* WHAT YOU SHOULD DO
All of the data should be repeated exactly; pictures are not part of the copy.

--- START LISTED ENTRIES ---

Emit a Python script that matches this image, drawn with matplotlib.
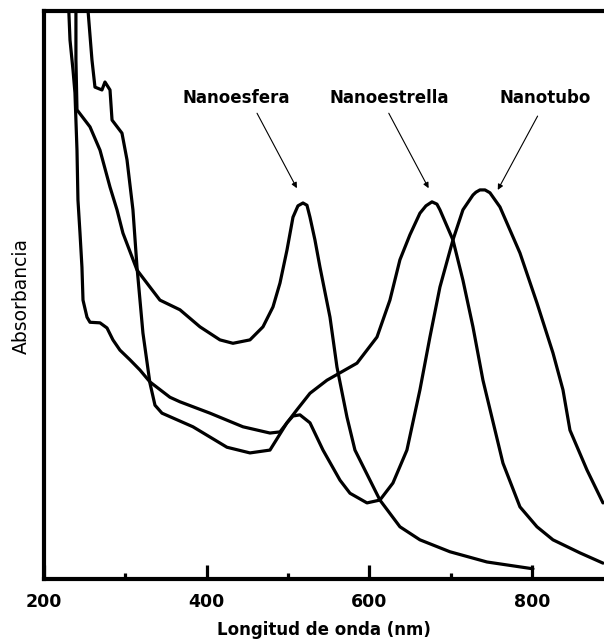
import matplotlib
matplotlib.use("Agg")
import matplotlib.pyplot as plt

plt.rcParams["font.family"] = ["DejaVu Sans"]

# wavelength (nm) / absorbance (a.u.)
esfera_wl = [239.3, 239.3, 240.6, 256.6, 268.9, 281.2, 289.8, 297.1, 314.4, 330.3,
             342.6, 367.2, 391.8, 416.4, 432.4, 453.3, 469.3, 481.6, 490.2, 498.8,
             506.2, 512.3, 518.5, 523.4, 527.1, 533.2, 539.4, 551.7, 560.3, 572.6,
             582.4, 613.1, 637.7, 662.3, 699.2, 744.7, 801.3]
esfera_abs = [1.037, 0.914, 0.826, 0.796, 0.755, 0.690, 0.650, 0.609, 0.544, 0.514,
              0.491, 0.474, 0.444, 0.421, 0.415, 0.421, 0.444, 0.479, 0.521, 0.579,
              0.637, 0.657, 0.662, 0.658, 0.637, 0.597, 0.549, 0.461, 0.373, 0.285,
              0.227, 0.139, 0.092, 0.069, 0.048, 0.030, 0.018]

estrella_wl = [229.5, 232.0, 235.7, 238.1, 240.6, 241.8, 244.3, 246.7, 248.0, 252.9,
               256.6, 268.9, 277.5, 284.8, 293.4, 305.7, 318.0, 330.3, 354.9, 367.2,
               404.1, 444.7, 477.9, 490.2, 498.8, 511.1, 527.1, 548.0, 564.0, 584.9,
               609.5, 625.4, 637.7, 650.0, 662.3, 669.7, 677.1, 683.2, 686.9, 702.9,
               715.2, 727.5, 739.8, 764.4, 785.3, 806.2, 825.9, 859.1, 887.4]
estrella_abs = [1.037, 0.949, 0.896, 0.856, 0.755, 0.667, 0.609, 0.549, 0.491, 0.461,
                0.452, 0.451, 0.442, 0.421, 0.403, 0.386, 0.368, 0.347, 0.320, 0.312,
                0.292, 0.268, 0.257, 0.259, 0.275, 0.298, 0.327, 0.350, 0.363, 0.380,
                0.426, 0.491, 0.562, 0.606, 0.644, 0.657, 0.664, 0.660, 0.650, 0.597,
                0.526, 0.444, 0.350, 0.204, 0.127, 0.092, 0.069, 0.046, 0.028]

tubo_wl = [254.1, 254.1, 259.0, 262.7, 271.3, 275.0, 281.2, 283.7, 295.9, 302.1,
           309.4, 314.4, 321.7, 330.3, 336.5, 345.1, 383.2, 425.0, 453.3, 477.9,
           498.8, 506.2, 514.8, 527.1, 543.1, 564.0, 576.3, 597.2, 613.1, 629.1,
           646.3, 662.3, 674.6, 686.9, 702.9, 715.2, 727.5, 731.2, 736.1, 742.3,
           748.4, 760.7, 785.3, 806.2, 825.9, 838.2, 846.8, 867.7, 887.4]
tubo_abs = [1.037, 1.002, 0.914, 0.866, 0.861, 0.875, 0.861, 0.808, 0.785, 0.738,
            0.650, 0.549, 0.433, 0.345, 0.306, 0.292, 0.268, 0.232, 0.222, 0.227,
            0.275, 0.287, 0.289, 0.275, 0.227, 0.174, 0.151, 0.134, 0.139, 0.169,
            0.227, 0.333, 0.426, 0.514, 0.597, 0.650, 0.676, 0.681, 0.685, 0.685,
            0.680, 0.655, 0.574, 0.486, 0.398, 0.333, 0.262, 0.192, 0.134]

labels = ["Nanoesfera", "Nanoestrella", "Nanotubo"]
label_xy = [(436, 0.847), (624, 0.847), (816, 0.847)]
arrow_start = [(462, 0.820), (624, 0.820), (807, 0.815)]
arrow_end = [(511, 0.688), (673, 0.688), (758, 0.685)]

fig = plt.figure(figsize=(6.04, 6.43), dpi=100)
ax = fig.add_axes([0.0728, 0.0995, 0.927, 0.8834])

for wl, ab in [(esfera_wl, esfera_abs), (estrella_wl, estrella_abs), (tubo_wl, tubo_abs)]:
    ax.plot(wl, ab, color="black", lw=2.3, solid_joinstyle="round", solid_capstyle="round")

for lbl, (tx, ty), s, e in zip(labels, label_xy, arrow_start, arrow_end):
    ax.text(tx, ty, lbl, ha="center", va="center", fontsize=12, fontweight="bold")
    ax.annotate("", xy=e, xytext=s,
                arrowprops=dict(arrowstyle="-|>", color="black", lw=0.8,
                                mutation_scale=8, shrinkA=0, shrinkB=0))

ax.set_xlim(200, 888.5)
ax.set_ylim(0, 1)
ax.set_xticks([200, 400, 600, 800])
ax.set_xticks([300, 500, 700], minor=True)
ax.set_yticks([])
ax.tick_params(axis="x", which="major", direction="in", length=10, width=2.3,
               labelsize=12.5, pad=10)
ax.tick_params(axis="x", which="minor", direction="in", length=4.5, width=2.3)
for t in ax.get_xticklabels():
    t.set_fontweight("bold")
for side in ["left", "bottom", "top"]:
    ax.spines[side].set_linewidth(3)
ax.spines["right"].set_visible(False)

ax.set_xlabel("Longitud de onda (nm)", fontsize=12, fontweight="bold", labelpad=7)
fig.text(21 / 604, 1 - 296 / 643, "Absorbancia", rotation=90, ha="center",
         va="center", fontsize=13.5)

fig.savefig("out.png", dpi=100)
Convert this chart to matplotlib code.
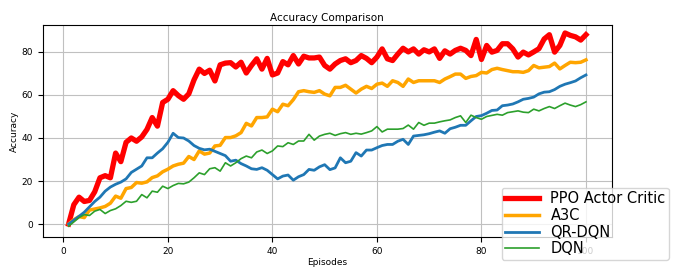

--- END LISTED ENTRIES ---

* RESPONSE
Emit a Python script that matches this image, drawn with matplotlib.
import matplotlib
matplotlib.use("Agg")
import matplotlib.pyplot as plt

plt.rcParams["font.family"] = ["DejaVu Sans"]

# wavelength (nm) / absorbance (a.u.)
esfera_wl = [239.3, 239.3, 240.6, 256.6, 268.9, 281.2, 289.8, 297.1, 314.4, 330.3,
             342.6, 367.2, 391.8, 416.4, 432.4, 453.3, 469.3, 481.6, 490.2, 498.8,
             506.2, 512.3, 518.5, 523.4, 527.1, 533.2, 539.4, 551.7, 560.3, 572.6,
             582.4, 613.1, 637.7, 662.3, 699.2, 744.7, 801.3]
esfera_abs = [1.037, 0.914, 0.826, 0.796, 0.755, 0.690, 0.650, 0.609, 0.544, 0.514,
              0.491, 0.474, 0.444, 0.421, 0.415, 0.421, 0.444, 0.479, 0.521, 0.579,
              0.637, 0.657, 0.662, 0.658, 0.637, 0.597, 0.549, 0.461, 0.373, 0.285,
              0.227, 0.139, 0.092, 0.069, 0.048, 0.030, 0.018]

estrella_wl = [229.5, 232.0, 235.7, 238.1, 240.6, 241.8, 244.3, 246.7, 248.0, 252.9,
               256.6, 268.9, 277.5, 284.8, 293.4, 305.7, 318.0, 330.3, 354.9, 367.2,
               404.1, 444.7, 477.9, 490.2, 498.8, 511.1, 527.1, 548.0, 564.0, 584.9,
               609.5, 625.4, 637.7, 650.0, 662.3, 669.7, 677.1, 683.2, 686.9, 702.9,
               715.2, 727.5, 739.8, 764.4, 785.3, 806.2, 825.9, 859.1, 887.4]
estrella_abs = [1.037, 0.949, 0.896, 0.856, 0.755, 0.667, 0.609, 0.549, 0.491, 0.461,
                0.452, 0.451, 0.442, 0.421, 0.403, 0.386, 0.368, 0.347, 0.320, 0.312,
                0.292, 0.268, 0.257, 0.259, 0.275, 0.298, 0.327, 0.350, 0.363, 0.380,
                0.426, 0.491, 0.562, 0.606, 0.644, 0.657, 0.664, 0.660, 0.650, 0.597,
                0.526, 0.444, 0.350, 0.204, 0.127, 0.092, 0.069, 0.046, 0.028]

tubo_wl = [254.1, 254.1, 259.0, 262.7, 271.3, 275.0, 281.2, 283.7, 295.9, 302.1,
           309.4, 314.4, 321.7, 330.3, 336.5, 345.1, 383.2, 425.0, 453.3, 477.9,
           498.8, 506.2, 514.8, 527.1, 543.1, 564.0, 576.3, 597.2, 613.1, 629.1,
           646.3, 662.3, 674.6, 686.9, 702.9, 715.2, 727.5, 731.2, 736.1, 742.3,
           748.4, 760.7, 785.3, 806.2, 825.9, 838.2, 846.8, 867.7, 887.4]
tubo_abs = [1.037, 1.002, 0.914, 0.866, 0.861, 0.875, 0.861, 0.808, 0.785, 0.738,
            0.650, 0.549, 0.433, 0.345, 0.306, 0.292, 0.268, 0.232, 0.222, 0.227,
            0.275, 0.287, 0.289, 0.275, 0.227, 0.174, 0.151, 0.134, 0.139, 0.169,
            0.227, 0.333, 0.426, 0.514, 0.597, 0.650, 0.676, 0.681, 0.685, 0.685,
            0.680, 0.655, 0.574, 0.486, 0.398, 0.333, 0.262, 0.192, 0.134]

labels = ["Nanoesfera", "Nanoestrella", "Nanotubo"]
label_xy = [(436, 0.847), (624, 0.847), (816, 0.847)]
arrow_start = [(462, 0.820), (624, 0.820), (807, 0.815)]
arrow_end = [(511, 0.688), (673, 0.688), (758, 0.685)]

fig = plt.figure(figsize=(6.04, 6.43), dpi=100)
ax = fig.add_axes([0.0728, 0.0995, 0.927, 0.8834])

for wl, ab in [(esfera_wl, esfera_abs), (estrella_wl, estrella_abs), (tubo_wl, tubo_abs)]:
    ax.plot(wl, ab, color="black", lw=2.3, solid_joinstyle="round", solid_capstyle="round")

for lbl, (tx, ty), s, e in zip(labels, label_xy, arrow_start, arrow_end):
    ax.text(tx, ty, lbl, ha="center", va="center", fontsize=12, fontweight="bold")
    ax.annotate("", xy=e, xytext=s,
                arrowprops=dict(arrowstyle="-|>", color="black", lw=0.8,
                                mutation_scale=8, shrinkA=0, shrinkB=0))

ax.set_xlim(200, 888.5)
ax.set_ylim(0, 1)
ax.set_xticks([200, 400, 600, 800])
ax.set_xticks([300, 500, 700], minor=True)
ax.set_yticks([])
ax.tick_params(axis="x", which="major", direction="in", length=10, width=2.3,
               labelsize=12.5, pad=10)
ax.tick_params(axis="x", which="minor", direction="in", length=4.5, width=2.3)
for t in ax.get_xticklabels():
    t.set_fontweight("bold")
for side in ["left", "bottom", "top"]:
    ax.spines[side].set_linewidth(3)
ax.spines["right"].set_visible(False)

ax.set_xlabel("Longitud de onda (nm)", fontsize=12, fontweight="bold", labelpad=7)
fig.text(21 / 604, 1 - 296 / 643, "Absorbancia", rotation=90, ha="center",
         va="center", fontsize=13.5)

fig.savefig("out.png", dpi=100)
Convert this chart to matplotlib code.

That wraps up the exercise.